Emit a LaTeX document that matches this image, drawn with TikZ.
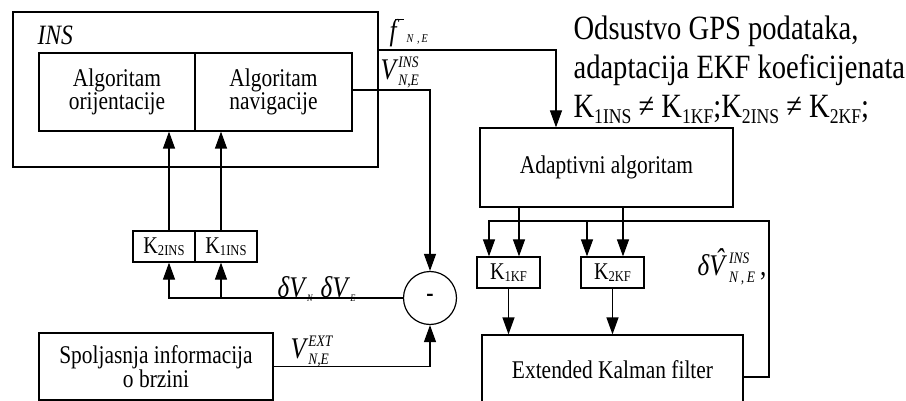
\documentclass[tikz,border=0pt]{standalone}
\usepackage{fontspec}
\setmainfont{Liberation Serif}[FakeStretch=0.84]
\usetikzlibrary{arrows.meta,calc}
\newcommand\scr{\fontsize{16}{16}\selectfont\itshape}
\newcommand\supsub[4]{\setbox0=\hbox{\scr #1}\setbox2=\hbox{\scr #2}%
  \ifdim\wd0>\wd2 \dimen0=\wd0\else\dimen0=\wd2\fi
  \rlap{\raisebox{#3}{\box0}}\rlap{\raisebox{#4}{\box2}}\hspace{\dimen0}}
\newcommand\Ksub[2]{K\raisebox{-2pt}{\fontsize{#2}{#2}\selectfont #1}}
\newcommand\Kr[1]{K\raisebox{-6pt}{\fontsize{21}{21}\selectfont #1}}
\begin{document}
\begin{tikzpicture}[x=1pt,y=-1pt,line width=1.2pt,
  box/.style={draw,rectangle,inner sep=0pt,align=center},
  kbox/.style={box,font=\fontsize{24}{24}\selectfont},
  txt/.style={font=\fontsize{25.5}{22}\selectfont},
  lab/.style={inner sep=0pt,anchor=base west},
  rt/.style={lab,font=\fontsize{34}{34}\selectfont},
  arr/.style={-{Triangle[length=17pt,width=12pt]}}]
\useasboundingbox (0,0) rectangle (906,401);
% INS block
\node[box,minimum width=365pt,minimum height=155pt] (ins) at (195.5,89.5) {};
\node[lab,font=\fontsize{28}{28}\selectfont\itshape] (inslab) at (37,45) {INS};
\node[box,txt,minimum width=156pt,minimum height=78pt] (ori) at (117,92) {Algoritam\\orijentacije};
\node[box,txt,minimum width=157pt,minimum height=78pt] (nav) at (273.5,92) {Algoritam\\navigacije};
% gains INS
\node[kbox,minimum width=62pt,minimum height=31pt] (k2ins) at (164,246.5) {\Ksub{2INS}{15}};
\node[kbox,minimum width=62pt,minimum height=31pt] (k1ins) at (226,246.5) {\Ksub{1INS}{15}};
% summing junction
\node[circle,draw,minimum size=53pt,inner sep=0pt,font=\fontsize{26}{26}\selectfont\bfseries] (sum) at (430,298) {-};
% external info
\node[box,font=\fontsize{25.5}{23}\selectfont,minimum width=234pt,minimum height=67pt] (ext) at (156,366.5) {Spoljasnja informacija\\o brzini};
% adaptive
\node[box,txt,minimum width=253pt,minimum height=79pt] (adapt) at (606.5,167.5) {Adaptivni algoritam};
\node[kbox,minimum width=63pt,minimum height=31pt] (k1kf) at (508.5,272.5) {\Ksub{1KF}{15}};
\node[kbox,minimum width=63pt,minimum height=31pt] (k2kf) at (612.5,272.5) {\Ksub{2KF}{15}};
\node[box,txt,minimum width=261pt,minimum height=70pt] (ekf) at (612.5,370) {Extended Kalman filter};
% right text
\node[rt] (t1) at (573,40) {Odsustvo GPS podataka,};
\node[rt] (t2) at (573,79) {adaptacija EKF koeficijenata};
\node[rt] (t3) at (573,118) {\Kr{1INS}\ ≠ \Kr{1KF};\Kr{2INS}\ ≠ \Kr{2KF};};
% coordinates
\coordinate (fy) at (0,50);
\coordinate (fbx) at (556,0);
\coordinate (fbx2) at (769,0);
\coordinate (fby) at (0,221);
% connectors
\draw[arr] (ins.east |- fy) -| (fbx |- adapt.north);
\draw[arr] ([yshift=2pt]nav.east) -| (sum.north);
\draw[arr] ([xshift=5pt]k2ins.north) -- ([xshift=5pt]k2ins.north |- ori.south);
\draw[arr] ([xshift=-5pt]k1ins.north) -- ([xshift=-5pt]k1ins.north |- ori.south);
\draw[arr] (sum.west) -| ([xshift=5pt]k2ins.south);
\draw[arr] ([xshift=-5pt]k1ins.south |- sum.west) -- ([xshift=-5pt]k1ins.south);
\draw[arr] (ext.east) -| (sum.south);
\draw[arr] ([xshift=10.5pt]adapt.south -| k1kf.north) -- ([xshift=10.5pt]k1kf.north);
\draw[arr] ([xshift=10.5pt]adapt.south -| k2kf.north) -- ([xshift=10.5pt]k2kf.north);
\draw[arr] ([yshift=-7pt]ekf.east) -| (fbx2 |- fby) -| ([xshift=-19.5pt]k1kf.north);
\draw[arr] ([xshift=-25.5pt]k2kf.north |- fby) -- ([xshift=-25.5pt]k2kf.north);
\draw[arr] (k1kf.south) -- (k1kf.south |- ekf.north);
\draw[arr] (k2kf.south) -- (k2kf.south |- ekf.north);
% labels
\node[lab,font=\fontsize{30}{30}\selectfont] (lf) at (389,41) {\makebox[0pt][l]{\hspace{5.5pt}\raisebox{21pt}{\rule{9pt}{1pt}}}\textit{f}\hspace{7pt}\raisebox{-2pt}{\fontsize{12}{12}\selectfont\itshape N\,\,,\,E}};
\node[lab,font=\fontsize{30}{30}\selectfont] (lvins) at (380,80) {\textit{V}\supsub{INS}{N,E}{12pt}{-6pt}};
\node[lab,font=\fontsize{30}{30}\selectfont] (ldv) at (277,297) {\textit{δV}\raisebox{-5pt}{\fontsize{10}{10}\selectfont\itshape N}\hspace{8pt}\textit{δV}\raisebox{-5pt}{\fontsize{10}{10}\selectfont\itshape E}};
\node[lab,font=\fontsize{30}{30}\selectfont] (lvext) at (290,358) {\textit{V}\supsub{EXT}{N,E}{12pt}{-6pt}};
\node[lab,font=\fontsize{30}{30}\selectfont] (ldvh) at (697,276) {\textit{δ\makebox[0pt][l]{\hspace{6pt}\raisebox{6pt}{ˆ}}V}\hspace{2pt}\supsub{INS}{N\,,\,E}{13pt}{-7pt}\,,};
\end{tikzpicture}
\end{document}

**What the task asks**: Reproduce all of the material above word for word. Omit the pictures.

**Exercise response**:
Emit a LaTeX document that matches this image, drawn with TikZ.
\documentclass[tikz,border=0pt]{standalone}
\usepackage{fontspec}
\setmainfont{Liberation Serif}[FakeStretch=0.84]
\usetikzlibrary{arrows.meta,calc}
\newcommand\scr{\fontsize{16}{16}\selectfont\itshape}
\newcommand\supsub[4]{\setbox0=\hbox{\scr #1}\setbox2=\hbox{\scr #2}%
  \ifdim\wd0>\wd2 \dimen0=\wd0\else\dimen0=\wd2\fi
  \rlap{\raisebox{#3}{\box0}}\rlap{\raisebox{#4}{\box2}}\hspace{\dimen0}}
\newcommand\Ksub[2]{K\raisebox{-2pt}{\fontsize{#2}{#2}\selectfont #1}}
\newcommand\Kr[1]{K\raisebox{-6pt}{\fontsize{21}{21}\selectfont #1}}
\begin{document}
\begin{tikzpicture}[x=1pt,y=-1pt,line width=1.2pt,
  box/.style={draw,rectangle,inner sep=0pt,align=center},
  kbox/.style={box,font=\fontsize{24}{24}\selectfont},
  txt/.style={font=\fontsize{25.5}{22}\selectfont},
  lab/.style={inner sep=0pt,anchor=base west},
  rt/.style={lab,font=\fontsize{34}{34}\selectfont},
  arr/.style={-{Triangle[length=17pt,width=12pt]}}]
\useasboundingbox (0,0) rectangle (906,401);
% INS block
\node[box,minimum width=365pt,minimum height=155pt] (ins) at (195.5,89.5) {};
\node[lab,font=\fontsize{28}{28}\selectfont\itshape] (inslab) at (37,45) {INS};
\node[box,txt,minimum width=156pt,minimum height=78pt] (ori) at (117,92) {Algoritam\\orijentacije};
\node[box,txt,minimum width=157pt,minimum height=78pt] (nav) at (273.5,92) {Algoritam\\navigacije};
% gains INS
\node[kbox,minimum width=62pt,minimum height=31pt] (k2ins) at (164,246.5) {\Ksub{2INS}{15}};
\node[kbox,minimum width=62pt,minimum height=31pt] (k1ins) at (226,246.5) {\Ksub{1INS}{15}};
% summing junction
\node[circle,draw,minimum size=53pt,inner sep=0pt,font=\fontsize{26}{26}\selectfont\bfseries] (sum) at (430,298) {-};
% external info
\node[box,font=\fontsize{25.5}{23}\selectfont,minimum width=234pt,minimum height=67pt] (ext) at (156,366.5) {Spoljasnja informacija\\o brzini};
% adaptive
\node[box,txt,minimum width=253pt,minimum height=79pt] (adapt) at (606.5,167.5) {Adaptivni algoritam};
\node[kbox,minimum width=63pt,minimum height=31pt] (k1kf) at (508.5,272.5) {\Ksub{1KF}{15}};
\node[kbox,minimum width=63pt,minimum height=31pt] (k2kf) at (612.5,272.5) {\Ksub{2KF}{15}};
\node[box,txt,minimum width=261pt,minimum height=70pt] (ekf) at (612.5,370) {Extended Kalman filter};
% right text
\node[rt] (t1) at (573,40) {Odsustvo GPS podataka,};
\node[rt] (t2) at (573,79) {adaptacija EKF koeficijenata};
\node[rt] (t3) at (573,118) {\Kr{1INS}\ ≠ \Kr{1KF};\Kr{2INS}\ ≠ \Kr{2KF};};
% coordinates
\coordinate (fy) at (0,50);
\coordinate (fbx) at (556,0);
\coordinate (fbx2) at (769,0);
\coordinate (fby) at (0,221);
% connectors
\draw[arr] (ins.east |- fy) -| (fbx |- adapt.north);
\draw[arr] ([yshift=2pt]nav.east) -| (sum.north);
\draw[arr] ([xshift=5pt]k2ins.north) -- ([xshift=5pt]k2ins.north |- ori.south);
\draw[arr] ([xshift=-5pt]k1ins.north) -- ([xshift=-5pt]k1ins.north |- ori.south);
\draw[arr] (sum.west) -| ([xshift=5pt]k2ins.south);
\draw[arr] ([xshift=-5pt]k1ins.south |- sum.west) -- ([xshift=-5pt]k1ins.south);
\draw[arr] (ext.east) -| (sum.south);
\draw[arr] ([xshift=10.5pt]adapt.south -| k1kf.north) -- ([xshift=10.5pt]k1kf.north);
\draw[arr] ([xshift=10.5pt]adapt.south -| k2kf.north) -- ([xshift=10.5pt]k2kf.north);
\draw[arr] ([yshift=-7pt]ekf.east) -| (fbx2 |- fby) -| ([xshift=-19.5pt]k1kf.north);
\draw[arr] ([xshift=-25.5pt]k2kf.north |- fby) -- ([xshift=-25.5pt]k2kf.north);
\draw[arr] (k1kf.south) -- (k1kf.south |- ekf.north);
\draw[arr] (k2kf.south) -- (k2kf.south |- ekf.north);
% labels
\node[lab,font=\fontsize{30}{30}\selectfont] (lf) at (389,41) {\makebox[0pt][l]{\hspace{5.5pt}\raisebox{21pt}{\rule{9pt}{1pt}}}\textit{f}\hspace{7pt}\raisebox{-2pt}{\fontsize{12}{12}\selectfont\itshape N\,\,,\,E}};
\node[lab,font=\fontsize{30}{30}\selectfont] (lvins) at (380,80) {\textit{V}\supsub{INS}{N,E}{12pt}{-6pt}};
\node[lab,font=\fontsize{30}{30}\selectfont] (ldv) at (277,297) {\textit{δV}\raisebox{-5pt}{\fontsize{10}{10}\selectfont\itshape N}\hspace{8pt}\textit{δV}\raisebox{-5pt}{\fontsize{10}{10}\selectfont\itshape E}};
\node[lab,font=\fontsize{30}{30}\selectfont] (lvext) at (290,358) {\textit{V}\supsub{EXT}{N,E}{12pt}{-6pt}};
\node[lab,font=\fontsize{30}{30}\selectfont] (ldvh) at (697,276) {\textit{δ\makebox[0pt][l]{\hspace{6pt}\raisebox{6pt}{ˆ}}V}\hspace{2pt}\supsub{INS}{N\,,\,E}{13pt}{-7pt}\,,};
\end{tikzpicture}
\end{document}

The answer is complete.